Die Landesverbände, der Bundesverband, die Golfanlagen-Besitzer, die Clubs: Viele beschäftigen sich derzeit mit der Frage wie die Entwicklung im deutschen Golf verbessert werden kann. Die Boom-Jahre in den neuen Bundesländern, wo in den letzten Jahrzehnten viele Golfplätze mit öffentlichen Millionenförderungen entstanden, sind vorbei und brachten keinen deutlichen Mitgliederzuwachs. Selbst die Industrie beobachtet inzwischen die Entwicklung auf dem Golfmarkt skeptisch; so will Adidas seine defizitäre Golfsparte verkaufen. Was aber nicht nur am deutschen Golfmarkt liegt, sondern auch an der Produktpolitik des Unternehmens. Detlef Kartmann, Deutschland-Chef des Schlägerherstellers Ping, ist nicht ganz so pessimistisch. Für ihn bleibt Deutschland der größte Markt auf dem Kontinent. Sein Vorschlag um die Krise zu bewältigen:
"Wir brauchen mehr Golfplätze auf denen jeder spielen kann. Öffentliche Public-Plätze. Haben wir leider nicht. Und so ein Golfplatz braucht ja unheimlich viel Platz. Und für eine Minderheit von Leuten viel Platz abzugeben, dazu sind die Kommunen noch nicht bereit."

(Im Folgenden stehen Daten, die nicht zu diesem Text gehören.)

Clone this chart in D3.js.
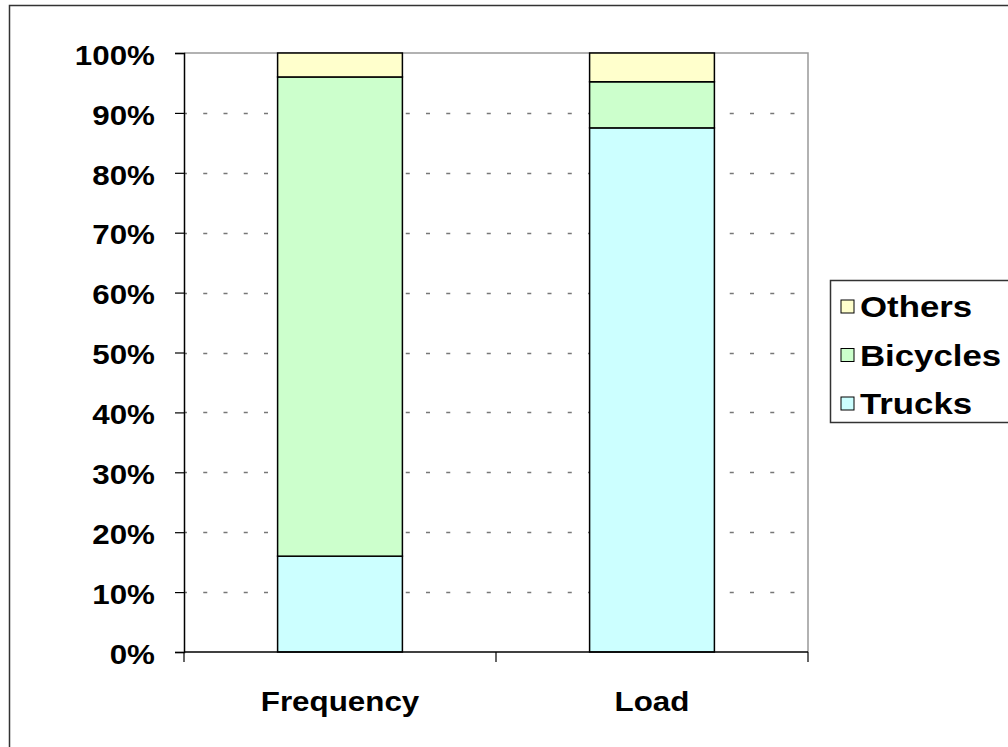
<!DOCTYPE html>
<html><head><meta charset="utf-8">
<script src="https://cdn.jsdelivr.net/npm/d3@7"></script>
<style>body{margin:0;background:#fff}svg{display:block}text{font-family:"Liberation Sans",Arial,sans-serif;font-weight:bold}</style>
</head><body>
<svg id="c" width="1008" height="747"></svg>
<script>
const categories = ["Frequency", "Load"];
const seriesNames = ["Trucks", "Bicycles", "Others"];
const trucks = [16, 87.5];
const bicycles = [80, 7.7];
const others = [4, 4.8];
const colors = ["#CCFFFF", "#CCFFCC", "#FFFFCC"];
const yTicks = [0, 10, 20, 30, 40, 50, 60, 70, 80, 90, 100];
const legendOrder = ["Others", "Bicycles", "Trucks"];

const svg = d3.select("#c");
const L = 184, R = 808, T = 53, B = 652;
const FS = 28, SX = 1.12;

// outer frame
svg.append("rect").attr("x", 9.5).attr("y", 5.5).attr("width", 1010).attr("height", 760)
  .attr("fill", "none").attr("stroke", "#333").attr("stroke-width", 1.5);

const x = d3.scaleBand().domain(categories).range([L, R]).paddingInner(0).paddingOuter(0);
const y = d3.scaleLinear().domain([0, 100]).range([B, T]);

// gridlines
svg.append("g").selectAll("line").data(yTicks.filter(d => d > 0 && d < 100)).join("line")
  .attr("x1", L).attr("x2", R).attr("y1", d => Math.round(y(d)) + 0.5).attr("y2", d => Math.round(y(d)) + 0.5)
  .attr("stroke", "#777").attr("stroke-width", 1.3)
  .attr("stroke-dasharray", "4,16.25").attr("stroke-dashoffset", 1);

// plot border top/right
svg.append("path").attr("d", `M${L},${T}H${R}V${B}`).attr("fill", "none")
  .attr("stroke", "#999").attr("stroke-width", 1.5);

// stacked bars
const rows = categories.map((c, i) => ({cat: c, Trucks: trucks[i], Bicycles: bicycles[i], Others: others[i]}));
const stack = d3.stack().keys(seriesNames)(rows);
const bw = x.bandwidth() * 0.4;
stack.forEach((s, si) => {
  svg.append("g").selectAll("rect").data(s).join("rect")
    .attr("x", d => x(d.data.cat) + x.bandwidth() / 2 - bw / 2)
    .attr("width", bw)
    .attr("y", d => y(d[1]))
    .attr("height", d => y(d[0]) - y(d[1]))
    .attr("fill", colors[si]).attr("stroke", "#000").attr("stroke-width", 1.5);
});

// y axis
const ya = svg.append("g").attr("transform", `translate(${L},0)`)
  .call(d3.axisLeft(y).tickValues(yTicks).tickFormat(d => d + "%").tickSize(9).tickPadding(0));
ya.select(".domain").attr("stroke", "#000").attr("stroke-width", 1.5);
ya.selectAll(".tick line").attr("stroke", "#000").attr("stroke-width", 1.2);
ya.selectAll(".tick text").attr("font-size", FS).attr("fill", "#000").attr("font-weight", "bold")
  .attr("font-family", '"Liberation Sans",Arial,sans-serif')
  .attr("x", 0).attr("dy", "0.4em")
  .attr("transform", `translate(-29,0) scale(${SX},1)`);

// x axis
const xa = svg.append("g").attr("transform", `translate(0,${B})`)
  .call(d3.axisBottom(x).tickSize(0).tickPadding(0));
xa.select(".domain").remove();
svg.append("line").attr("x1", L).attr("x2", R).attr("y1", B).attr("y2", B).attr("stroke", "#000").attr("stroke-width", 1.5);
const bounds = [L, ...categories.map(c => x(c) + x.bandwidth())];
svg.append("g").selectAll("line").data(bounds).join("line")
  .attr("x1", d => d).attr("x2", d => d).attr("y1", B).attr("y2", B + 10)
  .attr("stroke", "#000").attr("stroke-width", 1.2);
xa.selectAll(".tick text").attr("font-size", FS).attr("fill", "#000").attr("font-weight", "bold")
  .attr("font-family", '"Liberation Sans",Arial,sans-serif')
  .attr("y", 0).attr("dy", 0)
  .attr("transform", `translate(0,59) scale(${SX},1)`);

// legend
const lg = svg.append("g");
lg.append("rect").attr("x", 830.5).attr("y", 280.5).attr("width", 200).attr("height", 142)
  .attr("fill", "#fff").attr("stroke", "#333").attr("stroke-width", 1.5);
legendOrder.forEach((name, i) => {
  const ci = seriesNames.indexOf(name);
  const gy = 300 + i * 48.5;
  lg.append("rect").attr("x", 841).attr("y", gy).attr("width", 13).attr("height", 13)
    .attr("fill", colors[ci]).attr("stroke", "#000").attr("stroke-width", 1);
  lg.append("text").text(name).attr("font-size", 30).attr("fill", "#000")
    .attr("transform", `translate(860,${gy + 17}) scale(1.16,1)`);
});
</script>
</body></html>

Und daran wird sich in den nächsten Jahren, wahrscheinlich sogar Jahrzehnten, nicht viel ändern. Die Kommunen wollen kein Geld und kein Gelände für öffentliche Golfplätze geben. Sie fürchten die horrenden Betriebskosten. Dann doch lieber ein Hallenbad, Freibad, Fußballplatz oder ähnliches fördern. Das zahlt sich dann wenigstens in Wählerstimmen aus. So kämpfen Golfverbände und Mitglieder weiter um öffentliche Anerkennung und hoffen, dass die Olympischen Spiele ihnen dabei nützen.